Desparecemos mentalmente por dos horas cuando entramos a una sala de cine y nos abandonamos a la merced de una historia que rebasa, por mucho, cualquier aspecto de nuestra vida, que nos deslumbra a través fotogramas sorprendentes… y con palomitas incluidas. Olvidamos nuestro propio nombre cuando la lectura de un libro supera el ritmo habitual y nos sumergimos en un mundo de alta fantasía que solo podríamos ver “realmente” con algún poderoso alucinógeno. Y sentimos al corazón estrujarse, hasta la última gota, cuando vemos a nuestro personaje favorito ser apuñalado en la espalda, por parte de su amante que le juró amor dos actos atrás.

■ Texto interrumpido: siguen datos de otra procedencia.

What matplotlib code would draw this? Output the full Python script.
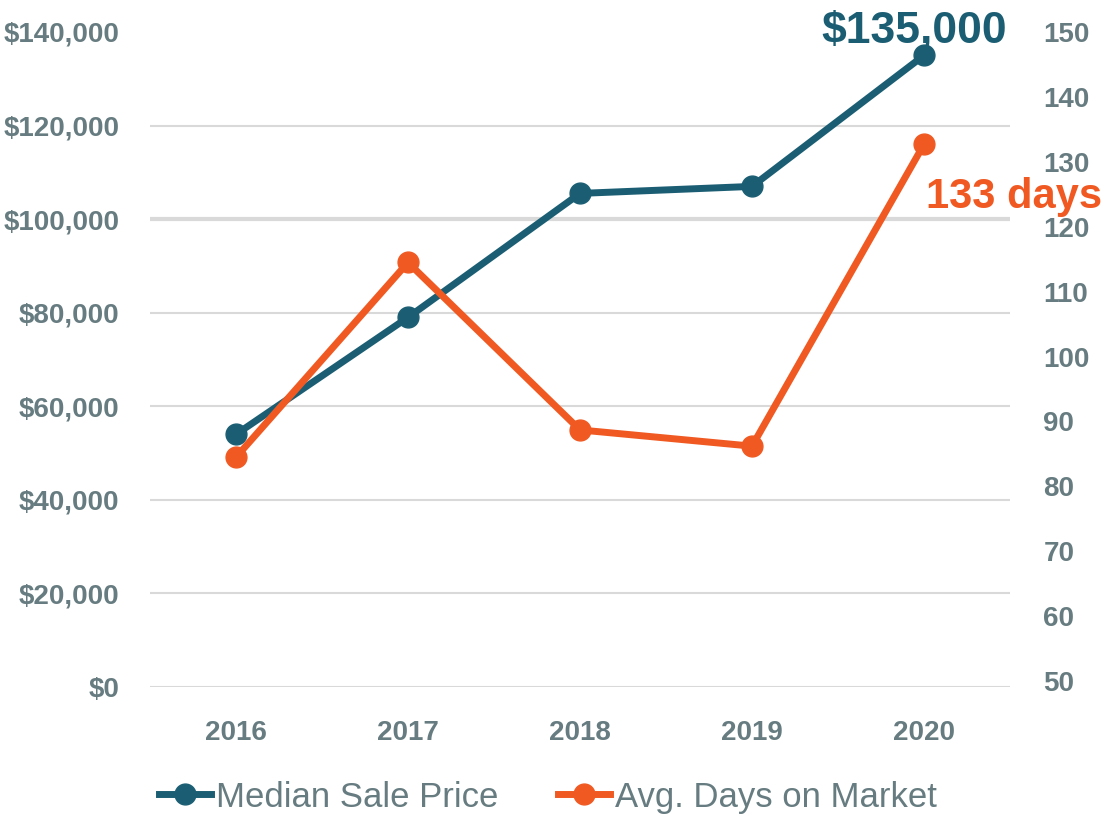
import numpy as np
import matplotlib.pyplot as plt
from matplotlib.lines import Line2D

plt.rcParams['font.family'] = ['Liberation Sans', 'DejaVu Sans']

# data
years = ["2016", "2017", "2018", "2019", "2020"]
median_price = [54000, 79000, 105500, 107000, 135000]
days_on_market = [84.5, 114.5, 88.7, 86.2, 132.7]
price_ticks = [0, 20000, 40000, 60000, 80000, 100000, 120000, 140000]
day_ticks = [50, 60, 70, 80, 90, 100, 110, 120, 130, 140, 150]

teal = "#1b5e73"
orange = "#f05a22"
tick_gray = "#677c80"
grid_gray = "#d9d9d9"

fig = plt.figure(figsize=(11.14, 8.22), dpi=100)
ax = fig.add_axes([150/1114, 1 - 687/822, 860/1114, 655/822])
ax2 = ax.twinx()

x = np.arange(len(years))

# gridlines (no line at the top value)
for t in price_ticks[:-1]:
    lw = 3 if t == 100000 else 1.5
    ax.axhline(t, color=grid_gray, lw=lw, zorder=0)

ax.plot(x, median_price, color=teal, lw=5, marker="o", ms=15, zorder=3)
ax2.plot(x, days_on_market, color=orange, lw=5, marker="o", ms=15, zorder=3)

ax.set_xlim(-0.5, 4.5)
ax.set_ylim(0, 140000)
ax2.set_ylim(49.1, 150)

ax.set_xticks(x)
ax.set_xticklabels(years)
ax.set_yticks(price_ticks)
ax.set_yticklabels(["${:,.0f}".format(v) for v in price_ticks])
ax2.set_yticks(day_ticks)
ax2.set_yticklabels([str(v) for v in day_ticks])

for a in (ax, ax2):
    for s in a.spines.values():
        s.set_visible(False)
    a.tick_params(length=0, labelcolor=tick_gray, labelsize=20)
    for lab in a.get_xticklabels() + a.get_yticklabels():
        lab.set_fontweight("bold")
ax.tick_params(axis="y", pad=22)
ax.tick_params(axis="x", pad=24)
ax2.tick_params(axis="y", pad=24)

# callouts
ax.annotate("${:,.0f}".format(median_price[-1]), xy=(x[-1], median_price[-1]),
            xytext=(-7, 17), textcoords="offset points", ha="center", va="center",
            fontsize=32, fontweight="bold", color=teal)
ax2.annotate("{:.0f} days".format(days_on_market[-1]), xy=(x[-1], days_on_market[-1]),
             xytext=(65, -38), textcoords="offset points", ha="center", va="center",
             fontsize=30, fontweight="bold", color=orange, zorder=5)

handles = [
    Line2D([], [], color=teal, lw=5, marker="o", ms=15),
    Line2D([], [], color=orange, lw=5, marker="o", ms=15),
]
leg = fig.legend(handles, ["Median Sale Price", "Avg. Days on Market"],
                 loc="center", bbox_to_anchor=(548/1114, 1 - 797/822), ncol=2,
                 frameon=False, fontsize=25, handlelength=1.5, handletextpad=0.15,
                 columnspacing=1.7)
for t in leg.get_texts():
    t.set_color(tick_gray)

fig.savefig("out.png", dpi=100)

Las historias llenan un vacío en nosotros, tal vez un vacío enorme que viene desde la genética; pero aquello no importa, ese hueco nos motiva a bucear en las profundidades de las leyendas y culturas, en la mitología que rodea nuestra descendencia y el lugar donde crecimos. Nos contamos historias para no dejar morir en la memoria del mundo nuestras soñadas hazañas, para volver inmortal el paso de la humanidad entre las montañas y el extenso mar. Transmitimos de generación en generación lo que hemos escuchado y nos atormenta, pero también aquello que tiene la capacidad de ponernos alegres, reflexivos, y en algunos casos hasta revolucionarios.


Las historias existen para tratar de enseñarnos quiénes somos, de dónde venimos y hacia dónde nos dirigimos. Invertimos días, meses y hasta años de nuestra efímera existencia a la filmación de una película bélica, a la escritura de una novela negra o a la composición de una canción desgarradora; y lo mejor es que respetamos el proceso, lo idolatramos, pues en toda obra que creamos dejamos una pequeña porción de nuestra alma, siempre con la esperanza de que se convierta en el parteaguas de la vida de alguien más.


La ficción fluye a la par de nuestra sangre, y mientras sigan latentes la curiosidad innata, la creatividad espontánea y las ganas infinitas de crear algo ajeno a nosotros —que haya logrado plasmar una forma única de ver el mundo—, las historias también seguirán vivas, creando ecos rupestres en la eterna cueva de la humanidad.